Exercise instructions => Quote all lines below exactly. Images stay out.

------------------------------------

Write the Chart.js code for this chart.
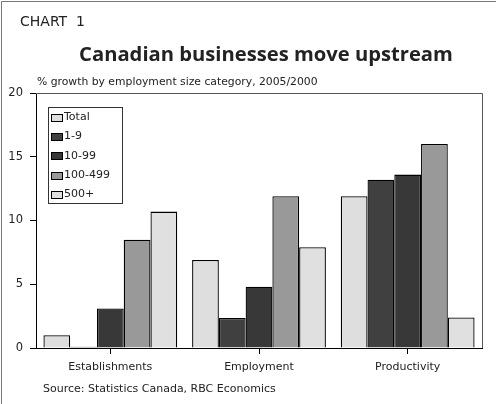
<!DOCTYPE html>
<html>
<head>
<meta charset="utf-8">
<script src="https://cdn.jsdelivr.net/npm/chart.js@4/dist/chart.umd.min.js"></script>
<style>
  html, body { margin: 0; padding: 0; background: #fff; }
  #wrap { position: relative; width: 498px; height: 404px; overflow: hidden; }
  #chart { position: absolute; left: 0; top: 0; }
  .txt { position: absolute; white-space: nowrap; color: #222; font-family: "DejaVu Sans", sans-serif; line-height: 1; }
  #label { left: 20px; top: 14px; font-size: 14px; }
  #title { left: 0; width: 532px; top: 43px; text-align: center; font-size: 20.2px; font-weight: bold; font-family: "Open Sans", sans-serif; }
  #sub { left: 37px; top: 77px; font-size: 10.8px; }
  #source { left: 43px; top: 383px; font-size: 11px; }
</style>
</head>
<body>
<div id="wrap">
  <canvas id="chart" width="498" height="404"></canvas>
  <div class="txt" id="label">CHART&nbsp; 1</div>
  <div class="txt" id="title">Canadian businesses move upstream</div>
  <div class="txt" id="sub">% growth by employment size category, 2005/2000</div>
  <div class="txt" id="source">Source: Statistics Canada, RBC Economics</div>
</div>
<script>
var categories = ['Establishments', 'Employment', 'Productivity'];
var seriesNames = ['Total', '1-9', '10-99', '100-499', '500+'];
var total = [1.0, 6.9, 11.9];
var size1to9 = [0.1, 2.35, 13.2];
var size10to99 = [3.1, 4.8, 13.6];
var size100to499 = [8.5, 11.9, 16.0];
var size500plus = [10.7, 7.9, 2.4];
var yTicks = [0, 5, 10, 15, 20];

var fills = ['#dedede', '#404040', '#383838', '#999999', '#e0e0e0'];
var values = [total, size1to9, size10to99, size100to499, size500plus];

// legend box in the upper left of the plot, plus the frame lines
var boxLegend = {
    id: 'boxLegend',
    afterDraw: function(chart) {
        var ctx = chart.ctx;
        var area = chart.chartArea;
        ctx.save();

        // outer frame: top and left edges only
        ctx.strokeStyle = '#777';
        ctx.lineWidth = 1;
        ctx.beginPath();
        ctx.moveTo(1.5, 404);
        ctx.lineTo(1.5, 1.5);
        ctx.lineTo(496, 1.5);
        ctx.stroke();

        // top and right of plot area
        ctx.strokeStyle = '#555';
        ctx.beginPath();
        ctx.moveTo(area.left, Math.round(area.top) + 0.5);
        ctx.lineTo(Math.round(area.right) + 0.5, Math.round(area.top) + 0.5);
        ctx.lineTo(Math.round(area.right) + 0.5, area.bottom);
        ctx.stroke();

        var x0 = 48, y0 = 107, w = 74, h = 96;
        ctx.fillStyle = '#fff';
        ctx.fillRect(x0, y0, w, h);
        ctx.strokeStyle = '#333';
        ctx.strokeRect(x0 + 0.5, y0 + 0.5, w, h);

        ctx.font = '11px "DejaVu Sans", sans-serif';
        ctx.textBaseline = 'middle';
        chart.data.datasets.forEach(function(ds, i) {
            var cy = y0 + 10 + i * 19.4;
            var sy = Math.round(cy - 3.5) + 0.5;
            ctx.fillStyle = ds.backgroundColor;
            ctx.fillRect(x0 + 3.5, sy, 11, 7);
            ctx.strokeStyle = '#000';
            ctx.strokeRect(x0 + 3.5, sy, 11, 7);
            ctx.fillStyle = '#222';
            ctx.fillText(ds.label, x0 + 16, cy);
        });
        ctx.restore();
    }
};

var ctx = document.getElementById('chart');

var chart = new Chart(ctx, {
    type: 'bar',
    data: {
        labels: categories,
        datasets: seriesNames.map(function(name, i) {
            return {
                label: name,
                data: values[i],
                backgroundColor: fills[i],
                borderColor: '#000',
                borderWidth: 1.3,
                categoryPercentage: 0.9,
                barPercentage: 1.0,
            };
        }),
    },
    options: {
        responsive: false,
        animation: false,
        layout: { padding: { left: 0, top: 93, right: 16, bottom: 0 } },
        plugins: {
            legend: { display: false },
            tooltip: { enabled: false },
        },
        scales: {
            x: {
                afterFit: function(scale) { scale.height = 56; },
                grid: {
                    offset: false,
                    drawOnChartArea: false,
                    drawTicks: true,
                    tickLength: 6,
                    color: '#000',
                },
                border: { color: '#000' },
                ticks: {
                    color: '#222',
                    padding: 7,
                    font: { family: '"DejaVu Sans", sans-serif', size: 11 },
                },
            },
            y: {
                min: 0,
                max: 20,
                afterFit: function(scale) { scale.width = 36; },
                afterBuildTicks: function(scale) {
                    scale.ticks = yTicks.map(function(v) { return { value: v }; });
                },
                grid: {
                    drawOnChartArea: false,
                    drawTicks: true,
                    tickLength: 6,
                    color: '#000',
                },
                border: { color: '#000' },
                ticks: {
                    color: '#222',
                    padding: 7,
                    font: { family: '"DejaVu Sans", sans-serif', size: 11.5 },
                },
            },
        },
    },
    plugins: [boxLegend],
});
</script>
</body>
</html>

------------------------------------

Solution for this task =>
Write the Chart.js code for this chart.
<!DOCTYPE html>
<html>
<head>
<meta charset="utf-8">
<script src="https://cdn.jsdelivr.net/npm/chart.js@4/dist/chart.umd.min.js"></script>
<style>
  html, body { margin: 0; padding: 0; background: #fff; }
  #wrap { position: relative; width: 498px; height: 404px; overflow: hidden; }
  #chart { position: absolute; left: 0; top: 0; }
  .txt { position: absolute; white-space: nowrap; color: #222; font-family: "DejaVu Sans", sans-serif; line-height: 1; }
  #label { left: 20px; top: 14px; font-size: 14px; }
  #title { left: 0; width: 532px; top: 43px; text-align: center; font-size: 20.2px; font-weight: bold; font-family: "Open Sans", sans-serif; }
  #sub { left: 37px; top: 77px; font-size: 10.8px; }
  #source { left: 43px; top: 383px; font-size: 11px; }
</style>
</head>
<body>
<div id="wrap">
  <canvas id="chart" width="498" height="404"></canvas>
  <div class="txt" id="label">CHART&nbsp; 1</div>
  <div class="txt" id="title">Canadian businesses move upstream</div>
  <div class="txt" id="sub">% growth by employment size category, 2005/2000</div>
  <div class="txt" id="source">Source: Statistics Canada, RBC Economics</div>
</div>
<script>
var categories = ['Establishments', 'Employment', 'Productivity'];
var seriesNames = ['Total', '1-9', '10-99', '100-499', '500+'];
var total = [1.0, 6.9, 11.9];
var size1to9 = [0.1, 2.35, 13.2];
var size10to99 = [3.1, 4.8, 13.6];
var size100to499 = [8.5, 11.9, 16.0];
var size500plus = [10.7, 7.9, 2.4];
var yTicks = [0, 5, 10, 15, 20];

var fills = ['#dedede', '#404040', '#383838', '#999999', '#e0e0e0'];
var values = [total, size1to9, size10to99, size100to499, size500plus];

// legend box in the upper left of the plot, plus the frame lines
var boxLegend = {
    id: 'boxLegend',
    afterDraw: function(chart) {
        var ctx = chart.ctx;
        var area = chart.chartArea;
        ctx.save();

        // outer frame: top and left edges only
        ctx.strokeStyle = '#777';
        ctx.lineWidth = 1;
        ctx.beginPath();
        ctx.moveTo(1.5, 404);
        ctx.lineTo(1.5, 1.5);
        ctx.lineTo(496, 1.5);
        ctx.stroke();

        // top and right of plot area
        ctx.strokeStyle = '#555';
        ctx.beginPath();
        ctx.moveTo(area.left, Math.round(area.top) + 0.5);
        ctx.lineTo(Math.round(area.right) + 0.5, Math.round(area.top) + 0.5);
        ctx.lineTo(Math.round(area.right) + 0.5, area.bottom);
        ctx.stroke();

        var x0 = 48, y0 = 107, w = 74, h = 96;
        ctx.fillStyle = '#fff';
        ctx.fillRect(x0, y0, w, h);
        ctx.strokeStyle = '#333';
        ctx.strokeRect(x0 + 0.5, y0 + 0.5, w, h);

        ctx.font = '11px "DejaVu Sans", sans-serif';
        ctx.textBaseline = 'middle';
        chart.data.datasets.forEach(function(ds, i) {
            var cy = y0 + 10 + i * 19.4;
            var sy = Math.round(cy - 3.5) + 0.5;
            ctx.fillStyle = ds.backgroundColor;
            ctx.fillRect(x0 + 3.5, sy, 11, 7);
            ctx.strokeStyle = '#000';
            ctx.strokeRect(x0 + 3.5, sy, 11, 7);
            ctx.fillStyle = '#222';
            ctx.fillText(ds.label, x0 + 16, cy);
        });
        ctx.restore();
    }
};

var ctx = document.getElementById('chart');

var chart = new Chart(ctx, {
    type: 'bar',
    data: {
        labels: categories,
        datasets: seriesNames.map(function(name, i) {
            return {
                label: name,
                data: values[i],
                backgroundColor: fills[i],
                borderColor: '#000',
                borderWidth: 1.3,
                categoryPercentage: 0.9,
                barPercentage: 1.0,
            };
        }),
    },
    options: {
        responsive: false,
        animation: false,
        layout: { padding: { left: 0, top: 93, right: 16, bottom: 0 } },
        plugins: {
            legend: { display: false },
            tooltip: { enabled: false },
        },
        scales: {
            x: {
                afterFit: function(scale) { scale.height = 56; },
                grid: {
                    offset: false,
                    drawOnChartArea: false,
                    drawTicks: true,
                    tickLength: 6,
                    color: '#000',
                },
                border: { color: '#000' },
                ticks: {
                    color: '#222',
                    padding: 7,
                    font: { family: '"DejaVu Sans", sans-serif', size: 11 },
                },
            },
            y: {
                min: 0,
                max: 20,
                afterFit: function(scale) { scale.width = 36; },
                afterBuildTicks: function(scale) {
                    scale.ticks = yTicks.map(function(v) { return { value: v }; });
                },
                grid: {
                    drawOnChartArea: false,
                    drawTicks: true,
                    tickLength: 6,
                    color: '#000',
                },
                border: { color: '#000' },
                ticks: {
                    color: '#222',
                    padding: 7,
                    font: { family: '"DejaVu Sans", sans-serif', size: 11.5 },
                },
            },
        },
    },
    plugins: [boxLegend],
});
</script>
</body>
</html>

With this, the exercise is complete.